Reputation: 14967
We know that the value of a pointer to data should be properly aligned. For example, the value of a pointer to double
should be a multiple of 8. So I'm wondering whether a pointer to function has similar requirements.
Upvotes: 5
Views: 2257
Reputation: 129314
Alignment of both data and code is highly machine dependent.
On many processors, reading for example double
at unaligned addresses will cause a fault (hardware exception, trap, or whatever you want to call it) - this either is handled in software [slow, often 10-1000x slower than aligned access] or causes the application performing the operation to fail (similar to accessing invalid memory locations in a modern OS). On for example x86, it will be slower, but typically not fail, because the processor will, at least in some cases, have to do two smaller read operations and combine those before it gets the value of the double
.
Code may have alignment as well. Most RISC processors have fixed size code-words - 4 bytes being a commmon size, and they should be aligned to that size. ARM in "thumb" mode uses 2-byte instruction size, with some instructions having extra data in another word after.
On the other hand, x86 has "single byte" alignment requirement, and 68K for example would require code to be aligned at 2 bytes only. So in that respect, the alignment need will vary. Beyond that, there are efficiency reasons to have a certain alignment - for example starting functions/branches at 8, 16 or 32-byte boundaries is often beneficial, and I know that some older x86 processors had limits of "how many branch predictions for a given N bytes of code there could be" - meaning that if you have many different branches in a short piece of code, some would have to go without branch prediction, because the "slots" for that location were already full up.

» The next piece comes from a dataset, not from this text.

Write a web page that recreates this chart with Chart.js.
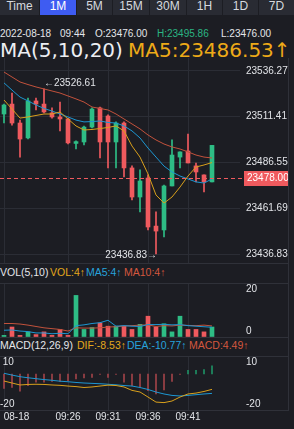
<!DOCTYPE html>
<html>
<head>
<meta charset="utf-8">
<script src="https://cdn.jsdelivr.net/npm/chart.js"></script>
<style>
  body { margin: 0; background: #1c1d23; width: 294px; height: 429px; overflow: hidden; position: relative;
         font-family: "Liberation Sans", Arial, sans-serif; }
  .abs { position: absolute; white-space: nowrap; line-height: 12px; }
  #bar { position: absolute; left: 0; top: 0; width: 294px; height: 15px; background: #1c1d23; }
  .tab { position: absolute; top: 0; height: 15px; background: #292b33; color: #d6d9df; font-size: 12px;
         text-align: center; line-height: 12px; }
  .tab.on { background: #3e5cf2; color: #fff; }
  .info { font-size: 10px; top: 27.5px; color: #e4e6ea; }
  .title { position: absolute; top: 38px; white-space: nowrap; font-family: "DejaVu Sans", sans-serif;
           font-size: 20px; line-height: 24px; }
  .leg { font-size: 10.5px; color: #e4e6ea; }
  .hl { position: absolute; left: 0; width: 289px; height: 1px; background: #2f3139; }
  .vl { position: absolute; left: 288px; top: 58px; width: 1px; height: 352px; background: #2f3139; }
  canvas { position: absolute; left: 0; }
</style>
</head>
<body>
<div id="bar">
  <div class="tab" style="left:0;width:39px">Time</div>
  <div class="tab on" style="left:40px;width:36px">1M</div>
  <div class="tab" style="left:77px;width:35px">5M</div>
  <div class="tab" style="left:113px;width:36px">15M</div>
  <div class="tab" style="left:150px;width:36px">30M</div>
  <div class="tab" style="left:187px;width:35px">1H</div>
  <div class="tab" style="left:223px;width:35px">1D</div>
  <div class="tab" style="left:259px;width:35px">7D</div>
</div>

<div class="abs info" style="left:0">2022-08-18</div>
<div class="abs info" style="left:60px">09:44</div>
<div class="abs info" style="left:95px">O:23476.00</div>
<div class="abs info" style="left:157px;color:#2bb583">H:23495.86</div>
<div class="abs info" style="left:221px">L:23476.00</div>

<div class="title" style="left:0;color:#eceef2">MA(5,10,20)</div>
<div class="title" style="left:128px;color:#eeaa18">MA5:23486.53↑</div>

<div class="abs leg" style="left:0;top:265.5px">VOL(5,10)</div>
<div class="abs leg" style="left:50px;top:265.5px;color:#e4a81c">VOL:4↑</div>
<div class="abs leg" style="left:86px;top:265.5px;color:#27a3dc">MA5:4↑</div>
<div class="abs leg" style="left:124px;top:265.5px;color:#d4573e">MA10:4↑</div>

<div class="abs leg" style="left:0;top:339px">MACD(12,26,9)</div>
<div class="abs leg" style="left:77px;top:339px;color:#e4a81c">DIF:-8.53↑</div>
<div class="abs leg" style="left:127px;top:339px;color:#27a3dc">DEA:-10.77↑</div>
<div class="abs leg" style="left:189px;top:339px;color:#d4573e">MACD:4.49↑</div>

<canvas id="main" width="289" height="205" style="top:58px"></canvas>
<canvas id="vol" width="289" height="55" style="top:283px"></canvas>
<canvas id="macd" width="289" height="73" style="top:356px"></canvas>

<div class="hl" style="top:263px"></div>
<div class="hl" style="top:283px"></div>
<div class="hl" style="top:337px"></div>
<div class="hl" style="top:356px"></div>
<div class="hl" style="top:410px"></div>
<div class="vl"></div>

<script>
// minutes shown on the chart (2022-08-18)
const times = ['09:18', '09:19', '09:20', '09:21', '09:22', '09:23', '09:24', '09:25', '09:26',
    '09:27', '09:28', '09:29', '09:30', '09:31', '09:32', '09:33', '09:34', '09:35', '09:36',
    '09:37', '09:38', '09:39', '09:40', '09:41', '09:42', '09:43', '09:44'];
const emptySlots = ['', '', ''];
const tickIndex = [0, 8, 13, 18, 23];
const tickText = ['08-18', '09:26', '09:31', '09:36', '09:41'];

const open = [23512.9, 23518.3, 23508.0, 23499.9, 23520.0, 23518.3, 23513.5, 23511.3, 23510.2, 23496.9,
    23497.7, 23505.8, 23516.2, 23511.8, 23497.7, 23508.0, 23483.6, 23467.8, 23478.1, 23452.0,
    23449.9, 23473.8, 23489.5, 23492.8, 23484.7, 23479.8, 23476.00];
const high = [23518.3, 23524.3, 23509.6, 23521.6, 23521.6, 23526.61, 23516.2, 23519.4, 23510.7, 23498.3,
    23506.4, 23516.2, 23516.7, 23512.4, 23508.6, 23508.6, 23484.7, 23482.5, 23479.8, 23459.7,
    23474.3, 23498.8, 23492.3, 23502.0, 23486.3, 23479.8, 23495.86];
const low = [23508.0, 23506.9, 23489.5, 23499.3, 23515.1, 23513.5, 23510.7, 23503.7, 23496.6, 23493.9,
    23496.1, 23505.3, 23489.0, 23483.6, 23483.6, 23478.7, 23466.2, 23459.7, 23449.9, 23436.83,
    23446.1, 23473.8, 23483.6, 23486.3, 23476.0, 23470.5, 23476.00];
const close = [23517.8, 23508.0, 23499.3, 23520.0, 23518.3, 23514.0, 23511.3, 23510.2, 23497.2, 23497.9,
    23505.8, 23515.6, 23497.7, 23497.7, 23508.0, 23483.6, 23467.8, 23476.5, 23451.5, 23449.3,
    23473.8, 23490.6, 23492.3, 23486.3, 23481.4, 23476.0, 23495.86];

const ma5 = [23520.5, 23515.6, 23510.7, 23511.3, 23512.1, 23512.9, 23512.9, 23514.0, 23510.2, 23506.4,
    23504.2, 23504.5, 23505.0, 23505.6, 23506.4, 23503.7, 23495.5, 23489.5, 23480.3, 23468.9,
    23464.5, 23467.8, 23473.2, 23479.2, 23484.1, 23485.2, 23486.53];
const ma10 = [23529.8, 23525.9, 23522.1, 23520.0, 23517.8, 23515.9, 23514.5, 23512.9, 23511.3, 23509.6,
    23508.6, 23508.8, 23509.1, 23508.3, 23508.0, 23506.4, 23503.7, 23499.9, 23494.4, 23489.5,
    23484.6, 23481.4, 23479.2, 23477.6, 23476.0, 23475.4, 23477.6];
const ma20 = [23535.7, 23533.0, 23530.3, 23528.9, 23527.6, 23526.5, 23525.4, 23524.3, 23522.7, 23521.1,
    23519.4, 23516.7, 23515.9, 23515.1, 23512.9, 23510.2, 23507.5, 23504.8, 23501.5, 23498.8,
    23496.6, 23495.0, 23493.9, 23492.3, 23490.6, 23489.5, 23489.0];

const vol = [0.6, 3.7, 0.6, 1.9, 0.9, 1.9, 0.6, 2.8, 0.6, 15.4, 2.8, 3.5, 5.2, 4.0, 4.0, 4.0, 2.8, 4.7,
    7.7, 3.7, 4.9, 1.9, 7.7, 2.8, 2.8, 1.9, 3.7];
const volMa5 = [2.5, 2.6, 2.2, 2.0, 1.5, 1.5, 1.2, 1.4, 1.2, 4.2, 4.5, 5.0, 5.3, 6.2, 4.0, 4.2, 4.0, 3.9,
    4.6, 4.6, 4.7, 4.5, 4.6, 4.2, 4.0, 3.8, 3.6];
const volMa10 = [5.0, 5.0, 4.8, 4.4, 3.9, 3.4, 3.1, 2.8, 2.2, 3.4, 3.3, 3.3, 3.4, 3.7, 3.8, 4.1, 4.2, 4.4,
    4.5, 3.9, 4.2, 4.1, 4.4, 4.3, 4.2, 4.4, 4.1];

const dif = [-3.9, -5.0, -6.1, -5.8, -5.7, -5.8, -6.1, -6.3, -6.7, -7.0, -7.5, -7.2, -6.7, -6.2, -6.4,
    -7.2, -9.1, -10.0, -12.8, -15.6, -15.9, -15.0, -12.8, -11.1, -10.6, -9.7, -8.53];
const dea = [0.4, -0.6, -1.5, -2.1, -2.6, -3.1, -3.5, -4.0, -4.3, -4.7, -5.0, -5.2, -5.4, -5.7, -6.0,
    -6.4, -6.7, -7.5, -8.6, -10.0, -11.1, -11.9, -12.2, -11.9, -11.5, -11.1, -10.77];
const macd = [-8.0, -7.4, -9.6, -6.5, -4.6, -4.6, -4.1, -4.1, -3.7, -2.8, -2.2, -1.9, -0.3, -1.9, -0.3,
    -4.6, -6.5, -7.4, -9.3, -11.0, -8.9, -4.1, -0.3, 2.0, 2.0, 2.4, 4.49];

const priceTicks = [23536.27, 23511.41, 23486.55, 23461.69, 23436.83];
const lastPrice = 23478.00;
const volTicks = [0, 20];
const macdTicks = [-20, 0, 10];

const GREEN = '#2ebd85';
const RED = '#ef5a5e';
const YELLOW = '#d9a01c';
const BLUE = '#1d97d2';
const BROWN = '#c2523c';
const GRID = '#2b2d35';
const TEXT = '#e2e4e8';
const FONT = '"Liberation Sans", Arial, sans-serif';

const slots = times.concat(emptySlots);
const candleColors = close.map((c, i) => c >= open[i] ? GREEN : RED);
const bodies = open.map((o, i) => [o, close[i]]);
const wicks = low.map((l, i) => [l, high[i]]);

// axis labels at the pane edges sit inside the pane
const edgeLabel = function (top, bottom, pad) {
    return function (v) {
        const txt = (pad && v >= 0 ? ' ' : '') + String(v);
        if (v === top) return ['', txt];
        if (v === bottom) return [txt, ''];
        return '';
    };
};

const noPad = function (s) {
    s.paddingTop = 0;
    s.paddingBottom = 0;
    s.paddingLeft = 0;
    s.paddingRight = 0;
};

const xAxis = function (showLabels, height) {
    return {
        type: 'category',
        offset: true,
        grid: { color: GRID, offset: false, drawTicks: false },
        border: { display: false },
        ticks: {
            display: showLabels, autoSkip: false, maxRotation: 0, padding: 1,
            color: TEXT, font: { family: FONT, size: 10 },
            callback: function (v) {
                const k = tickIndex.indexOf(v);
                return k === 0 ? ' '.repeat(9) + tickText[0] : tickText[k];
            }
        },
        afterBuildTicks: s => { s.ticks = s.ticks.filter(t => tickIndex.includes(t.value)); },
        afterFit: s => { s.height = height; noPad(s); }
    };
};

const yAxis = function (min, max, values, fmt) {
    return {
        position: 'right',
        min: min,
        max: max,
        grid: { color: GRID, drawTicks: false },
        border: { display: false },
        ticks: { color: TEXT, padding: 6, font: { family: FONT, size: 10 }, callback: fmt },
        afterBuildTicks: s => { s.ticks = values.map(v => ({ value: v })); },
        afterFit: s => { s.width = 49; noPad(s); }
    };
};

const baseOptions = function (scales) {
    return {
        responsive: false,
        animation: false,
        events: [],
        layout: { padding: 0, autoPadding: false },
        plugins: { legend: { display: false }, tooltip: { enabled: false } },
        scales: scales
    };
};

const lineSet = (data, color) => ({
    type: 'line', data: data, borderColor: color, borderWidth: 1, pointRadius: 0, tension: 0, order: 0
});

// dashed last price line, price tag and the high / low marks
const pricePlugin = {
    id: 'price',
    afterDatasetsDraw(chart) {
        const { ctx, chartArea: a, scales: { x, y } } = chart;
        const py = Math.round(y.getPixelForValue(lastPrice)) + 0.5;
        ctx.save();
        ctx.strokeStyle = RED;
        ctx.lineWidth = 1;
        ctx.setLineDash([4, 3]);
        ctx.beginPath();
        ctx.moveTo(a.left, py);
        ctx.lineTo(a.right + 4, py);
        ctx.stroke();
        ctx.setLineDash([]);
        ctx.fillStyle = RED;
        ctx.fillRect(a.right + 4, py - 7.5, 44, 15);
        ctx.fillStyle = '#ffffff';
        ctx.font = '10px ' + FONT;
        ctx.textBaseline = 'middle';
        ctx.textAlign = 'left';
        ctx.fillText(lastPrice.toFixed(2), a.right + 7, py);

        const hi = Math.max(...high);
        const lo = Math.min(...low);
        ctx.fillStyle = TEXT;
        ctx.fillText('←' + hi.toFixed(2), x.getPixelForValue(high.indexOf(hi)), y.getPixelForValue(hi) - 6);
        ctx.textAlign = 'right';
        ctx.fillText(lo.toFixed(2) + '→', x.getPixelForValue(low.indexOf(lo)) + 1, y.getPixelForValue(lo) + 1);
        ctx.restore();
    }
};

new Chart(document.getElementById('main'), {
    type: 'bar',
    data: {
        labels: slots,
        datasets: [
            lineSet(ma5, YELLOW),
            lineSet(ma10, BLUE),
            lineSet(ma20, BROWN),
            { type: 'bar', data: bodies, backgroundColor: candleColors, barThickness: 4, grouped: false, order: 1 },
            { type: 'bar', data: wicks, backgroundColor: candleColors, barThickness: 1, grouped: false, order: 2 }
        ]
    },
    options: baseOptions({
        x: xAxis(false, 0),
        y: yAxis(23431.94, 23543.33, priceTicks, v => v.toFixed(2))
    }),
    plugins: [pricePlugin]
});

new Chart(document.getElementById('vol'), {
    type: 'bar',
    data: {
        labels: slots,
        datasets: [
            lineSet(volMa5, BLUE),
            lineSet(volMa10, BROWN),
            { type: 'bar', data: vol, backgroundColor: candleColors, barThickness: 4, order: 1 }
        ]
    },
    options: baseOptions({
        x: xAxis(false, 1),
        y: yAxis(0, 20, volTicks, edgeLabel(20, 0))
    })
});

// copy of the MACD scale labels on the left edge
const macdLeft = yAxis(-20, 10, [-20, 10], edgeLabel(10, -20, true));
macdLeft.position = 'left';
macdLeft.grid = { display: false };
macdLeft.ticks.mirror = true;
macdLeft.ticks.padding = 0;
macdLeft.afterFit = s => { s.width = 0; noPad(s); };

new Chart(document.getElementById('macd'), {
    type: 'bar',
    data: {
        labels: slots,
        datasets: [
            lineSet(dif, YELLOW),
            lineSet(dea, BLUE),
            {
                type: 'bar', data: macd, barThickness: 1, order: 1,
                backgroundColor: macd.map(v => v >= 0 ? '#1f9064' : '#a04348')
            }
        ]
    },
    options: baseOptions({
        x: xAxis(true, 19),
        y: yAxis(-20, 10, macdTicks, edgeLabel(10, -20)),
        yl: macdLeft
    })
});
</script>
</body>
</html>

So, compilers will (sometimes) pad code to align functions for performance reasons. However, this is not ALWAYS a win - it wastes cache-space with "padding", and it really depends on how the code is used. Compilers typically know this, at least if you use feedback/profile based optimisations (where the code is run with instrumentation to count how the code is used, and the optimisation is based on the results of this).
As a rule, however, function pointers can point anywhere that is a legal address for "code", so the fundamental requirement is typically 1, 2 or 4 bytes, based on the architecture of the processor itself.